Los innovadores. Los genios que inventaron el futuro Walter Isaacson Debate 608 páginas
De los sueños de Babbage y Ada Lovelace, pasando por los
razonamientos de Alan Turing, la invención del transistor a cargo de
William Shockley, Walter Brattain y John Bardeen, las reflexiones de
Vannevar Bush (responsable de idear el dispositivo de base de datos
Memex, antecedente teórico del concepto de hipertexto y, básicamente, de
Internet) hasta llegar a los avances de Jobs y Gates a finales del
siglo pasado y la novedad del siglo XXI del blogging y las páginas
“wiki” de libre modificación por parte del usuario (por algo la palabra
“wiki”, en hawaiano, significa “rápido”), cada momento del libro de
Walter Isaacson –un antiguo director del multimedio Times y ex
presidente de la CNN, responsable de una de las muchas biografías
dedicadas a Steve Jobs– trata de recuperar los bienes tecnológicos del
presente como parte de una herencia científica y filosófica que se
extiende a lo largo no sólo de los dos últimos siglos, sino de la
historia completa del hombre. Si bien la perspectiva es sesgada (sólo se
limita a analizar los casos norteamericanos o, como mucho, ingleses) y
tiende a ciertas formas de “consejo de marketing” (hay pasajes en donde,
incluso, parece recomendar formas de organizar el espacio de trabajo
para promover el libre intercambio de ideas entre los empleados), Los
innovadores es una dinámica y notable recuperación casi biográfica de
diversos avances que, a la larga, terminarían en el mundo que hoy
tenemos a disposición en cada botón que presionamos o en cada mensaje
(SMS, mail o tweet) que soltamos a la virtualidad de la red. Pero, tal
como adelantamos al principio, es presa también de un temor cada vez más
tangible por varios “futurólogos” que parten de especulaciones
racionales para tener un atisbo del mundo que viene.
El desarrollo de la tecnología parece borrar, progresivamente, la
antes nítida diferencia entre el hombre y la máquina, haciendo posible
lo que antes parecía imposible, tal como se demuestra con la aparición
de creaciones que, con una programación especial, pueden conectar un
dato cualquiera con cualquier otro sin necesidad de seguir patrones
lógicos rígidos o preestablecidos, haciendo el equivalente de lo que
hace el cerebro humano: imaginar, conectar de manera impensable y
novedosa dos saberes previos.
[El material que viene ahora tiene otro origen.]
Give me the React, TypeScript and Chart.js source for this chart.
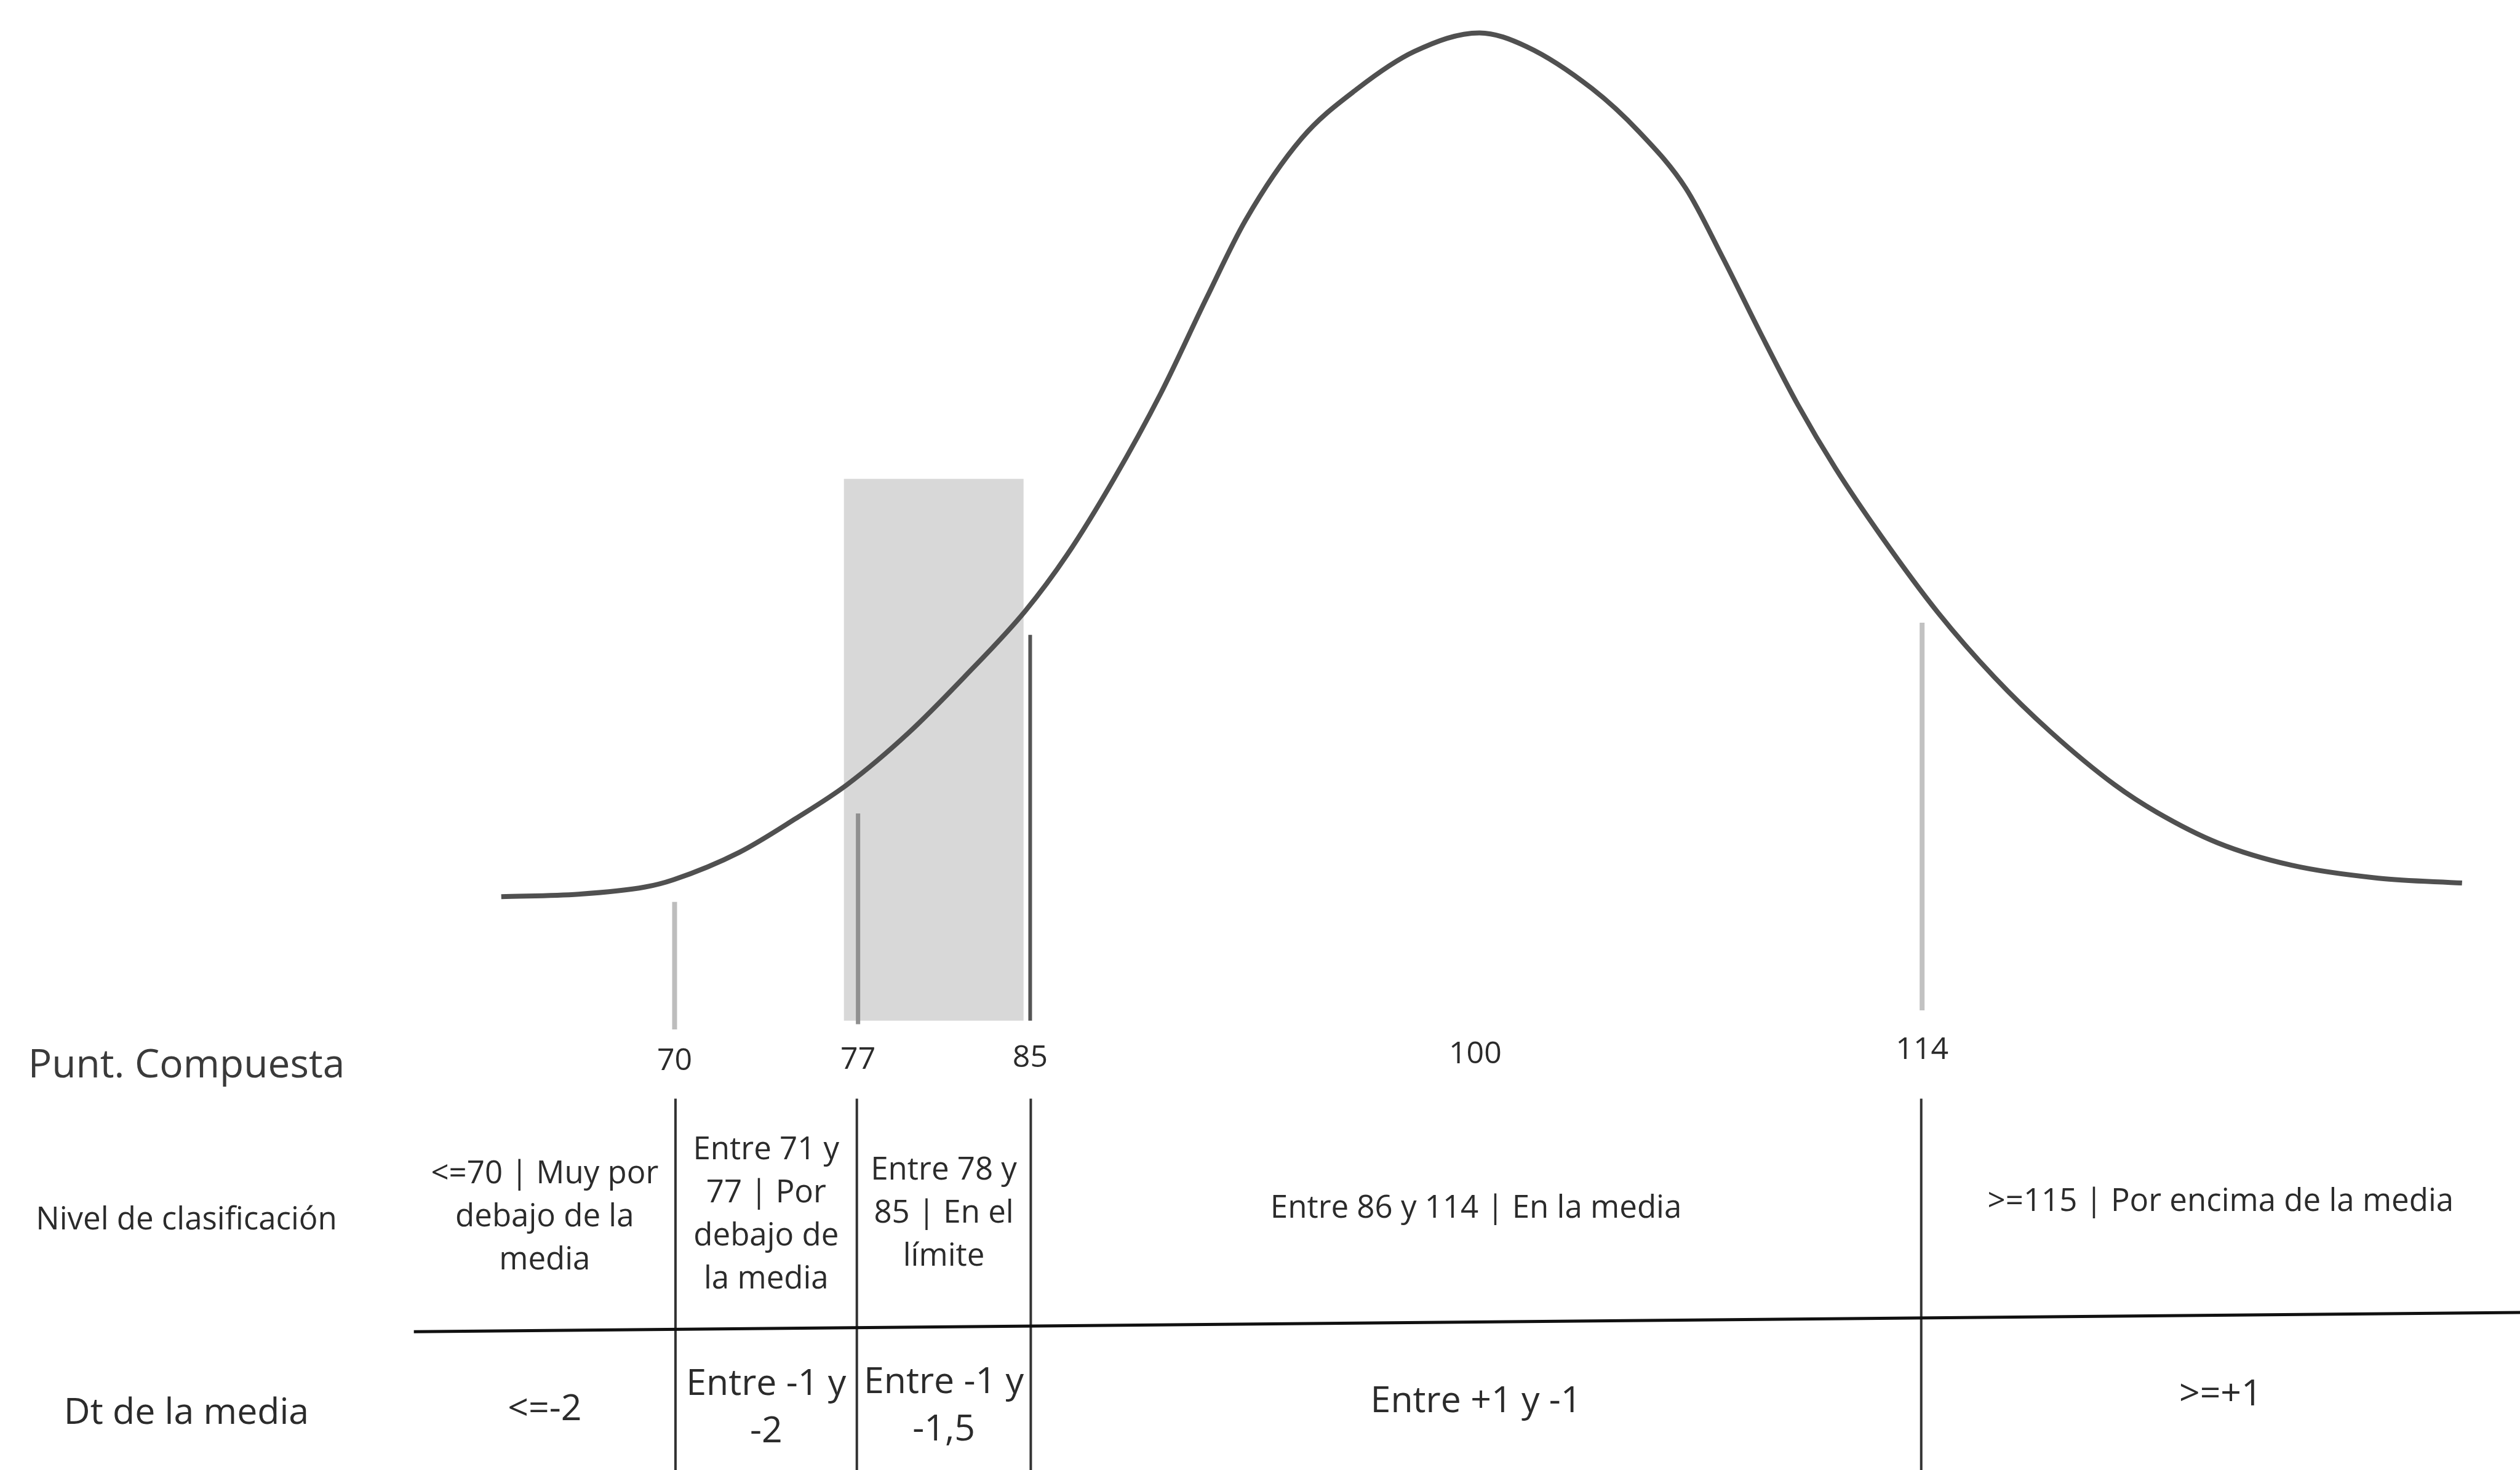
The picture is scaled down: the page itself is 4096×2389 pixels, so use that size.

Aunque el propio Isaacson determina que lo
que nos espera es una mutua colaboración entre humano y máquina para la
mejora de la civilización (al menos, en su formato occidental), cada
tanto aparecen voces un poco más pesimistas, cargadas muchas veces de
una cuota de resignación, que adelantan que el mundo por venir ya es
patrimonio de las mismas herramientas que usamos para construirlo. Pero
dejémosle al mañana el veredicto final.
Steve Wozniac y Steve Jobs en los comienzos de Apple.